Wallace said:
I've followed this up, it looks like this was a unfortunately timed paper, coming out just a month or two before the HST key project to measure H0. This paper uses a best guess for H0 of just over 50 km s^{-1} Mpc^{-1} substantially lower than the 72 km s^{-1} Mpc^{-1} found from the Hubble key project. This significantly changes the articles conclusions since it really shows that the local group Hubble diagram will not match the slope of the global expansion rate very well at all. I think this is closer to what I would have expected.
But they didn't measure the Hubble parameter; rather they took a value of 57 km/sMpc as
an input for their model. While it is reasonable to assume that the numbers would change
somewhat if a different input value were chosen, the main results should not be critically
dependent on this.

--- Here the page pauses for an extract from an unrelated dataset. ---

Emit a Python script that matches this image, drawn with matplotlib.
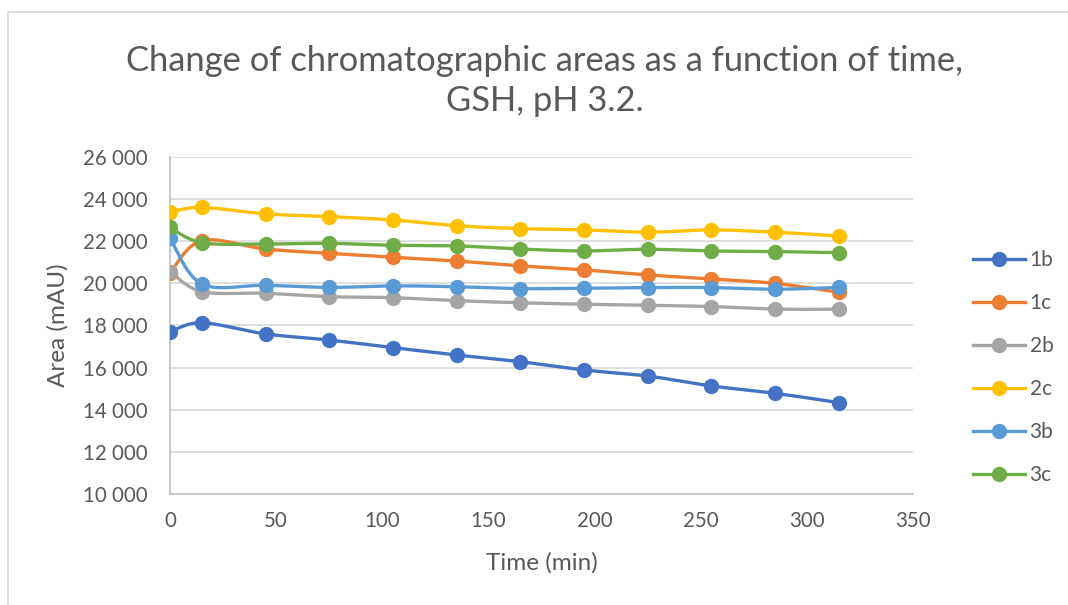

That is, the linearity of the local Hubble law and the small local velocity
dispersion around it should still hold.
As Hellfire pointed out, the mystery of the quiet local Hubble flow could have an explanation in dark energy, suppressing the growth of velocity fluctuations. However, this explanation is not sufficient, since the parameter values necessary to achieve this would
be incompatible with other observational tests. For details, see
M. Axenides and L. Perivolaropoulos, Phys. Rev. D 65 127301 (2002) (astro-ph/0201524).
So what the observations of the velocity field of galaxies in the vicinity of the local group
is telling us, is that there is no obvious link between the expansion and the clumpiness of the Universe. Thus the fact that the Universe is even more inhomogenous on smaller
scales such as galaxies and planetary systems, is in itself not a sufficient argument
to conclude that the expansion cannot exist and be detectable on such scales.